Would you repeat the listing exactly but omit every picture?

═════ SOURCE DATA ═════

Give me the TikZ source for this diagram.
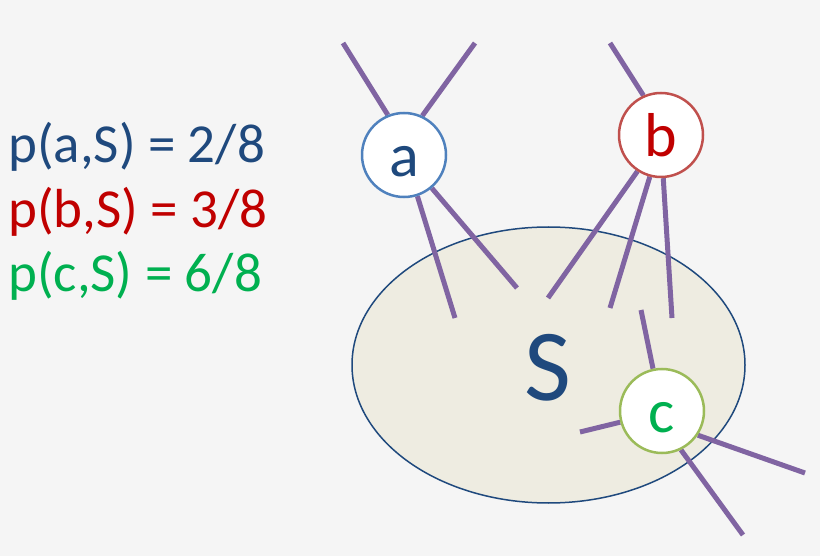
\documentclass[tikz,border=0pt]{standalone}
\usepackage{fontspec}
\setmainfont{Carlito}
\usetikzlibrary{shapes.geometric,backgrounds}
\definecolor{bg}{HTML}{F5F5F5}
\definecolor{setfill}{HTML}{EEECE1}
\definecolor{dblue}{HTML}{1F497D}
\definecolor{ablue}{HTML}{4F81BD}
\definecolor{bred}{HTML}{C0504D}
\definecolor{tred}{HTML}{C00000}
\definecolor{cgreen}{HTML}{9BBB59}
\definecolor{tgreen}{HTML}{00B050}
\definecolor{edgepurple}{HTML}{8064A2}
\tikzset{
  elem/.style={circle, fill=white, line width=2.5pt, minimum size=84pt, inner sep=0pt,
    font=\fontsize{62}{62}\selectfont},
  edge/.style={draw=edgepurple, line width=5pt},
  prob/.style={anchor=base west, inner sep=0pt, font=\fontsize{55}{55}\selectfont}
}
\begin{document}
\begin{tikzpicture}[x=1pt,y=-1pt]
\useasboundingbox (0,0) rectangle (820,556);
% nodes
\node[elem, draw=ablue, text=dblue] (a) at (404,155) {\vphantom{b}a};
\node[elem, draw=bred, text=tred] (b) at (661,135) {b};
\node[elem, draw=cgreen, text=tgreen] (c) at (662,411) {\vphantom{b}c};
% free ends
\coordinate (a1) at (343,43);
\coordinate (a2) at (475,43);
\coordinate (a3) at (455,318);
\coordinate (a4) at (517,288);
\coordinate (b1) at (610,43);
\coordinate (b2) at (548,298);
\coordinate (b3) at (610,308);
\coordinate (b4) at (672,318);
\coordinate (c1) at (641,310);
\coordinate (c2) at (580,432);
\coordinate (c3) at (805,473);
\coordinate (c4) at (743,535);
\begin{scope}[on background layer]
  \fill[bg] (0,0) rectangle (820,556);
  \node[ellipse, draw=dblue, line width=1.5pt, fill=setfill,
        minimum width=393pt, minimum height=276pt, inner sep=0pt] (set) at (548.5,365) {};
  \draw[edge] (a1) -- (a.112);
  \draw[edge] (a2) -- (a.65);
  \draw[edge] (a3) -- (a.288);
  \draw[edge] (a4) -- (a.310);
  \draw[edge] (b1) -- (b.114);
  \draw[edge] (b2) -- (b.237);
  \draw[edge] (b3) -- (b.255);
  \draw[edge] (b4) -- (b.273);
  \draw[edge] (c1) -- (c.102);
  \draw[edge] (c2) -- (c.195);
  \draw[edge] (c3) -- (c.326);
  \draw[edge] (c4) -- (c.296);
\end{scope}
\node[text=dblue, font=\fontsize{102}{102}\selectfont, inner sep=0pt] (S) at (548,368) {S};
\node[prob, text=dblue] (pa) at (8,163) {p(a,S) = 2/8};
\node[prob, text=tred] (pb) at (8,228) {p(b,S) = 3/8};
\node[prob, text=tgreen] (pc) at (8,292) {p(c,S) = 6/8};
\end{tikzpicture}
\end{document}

═════

# WRITTEN ANSWER:
Give me the TikZ source for this diagram.
\documentclass[tikz,border=0pt]{standalone}
\usepackage{fontspec}
\setmainfont{Carlito}
\usetikzlibrary{shapes.geometric,backgrounds}
\definecolor{bg}{HTML}{F5F5F5}
\definecolor{setfill}{HTML}{EEECE1}
\definecolor{dblue}{HTML}{1F497D}
\definecolor{ablue}{HTML}{4F81BD}
\definecolor{bred}{HTML}{C0504D}
\definecolor{tred}{HTML}{C00000}
\definecolor{cgreen}{HTML}{9BBB59}
\definecolor{tgreen}{HTML}{00B050}
\definecolor{edgepurple}{HTML}{8064A2}
\tikzset{
  elem/.style={circle, fill=white, line width=2.5pt, minimum size=84pt, inner sep=0pt,
    font=\fontsize{62}{62}\selectfont},
  edge/.style={draw=edgepurple, line width=5pt},
  prob/.style={anchor=base west, inner sep=0pt, font=\fontsize{55}{55}\selectfont}
}
\begin{document}
\begin{tikzpicture}[x=1pt,y=-1pt]
\useasboundingbox (0,0) rectangle (820,556);
% nodes
\node[elem, draw=ablue, text=dblue] (a) at (404,155) {\vphantom{b}a};
\node[elem, draw=bred, text=tred] (b) at (661,135) {b};
\node[elem, draw=cgreen, text=tgreen] (c) at (662,411) {\vphantom{b}c};
% free ends
\coordinate (a1) at (343,43);
\coordinate (a2) at (475,43);
\coordinate (a3) at (455,318);
\coordinate (a4) at (517,288);
\coordinate (b1) at (610,43);
\coordinate (b2) at (548,298);
\coordinate (b3) at (610,308);
\coordinate (b4) at (672,318);
\coordinate (c1) at (641,310);
\coordinate (c2) at (580,432);
\coordinate (c3) at (805,473);
\coordinate (c4) at (743,535);
\begin{scope}[on background layer]
  \fill[bg] (0,0) rectangle (820,556);
  \node[ellipse, draw=dblue, line width=1.5pt, fill=setfill,
        minimum width=393pt, minimum height=276pt, inner sep=0pt] (set) at (548.5,365) {};
  \draw[edge] (a1) -- (a.112);
  \draw[edge] (a2) -- (a.65);
  \draw[edge] (a3) -- (a.288);
  \draw[edge] (a4) -- (a.310);
  \draw[edge] (b1) -- (b.114);
  \draw[edge] (b2) -- (b.237);
  \draw[edge] (b3) -- (b.255);
  \draw[edge] (b4) -- (b.273);
  \draw[edge] (c1) -- (c.102);
  \draw[edge] (c2) -- (c.195);
  \draw[edge] (c3) -- (c.326);
  \draw[edge] (c4) -- (c.296);
\end{scope}
\node[text=dblue, font=\fontsize{102}{102}\selectfont, inner sep=0pt] (S) at (548,368) {S};
\node[prob, text=dblue] (pa) at (8,163) {p(a,S) = 2/8};
\node[prob, text=tred] (pb) at (8,228) {p(b,S) = 3/8};
\node[prob, text=tgreen] (pc) at (8,292) {p(c,S) = 6/8};
\end{tikzpicture}
\end{document}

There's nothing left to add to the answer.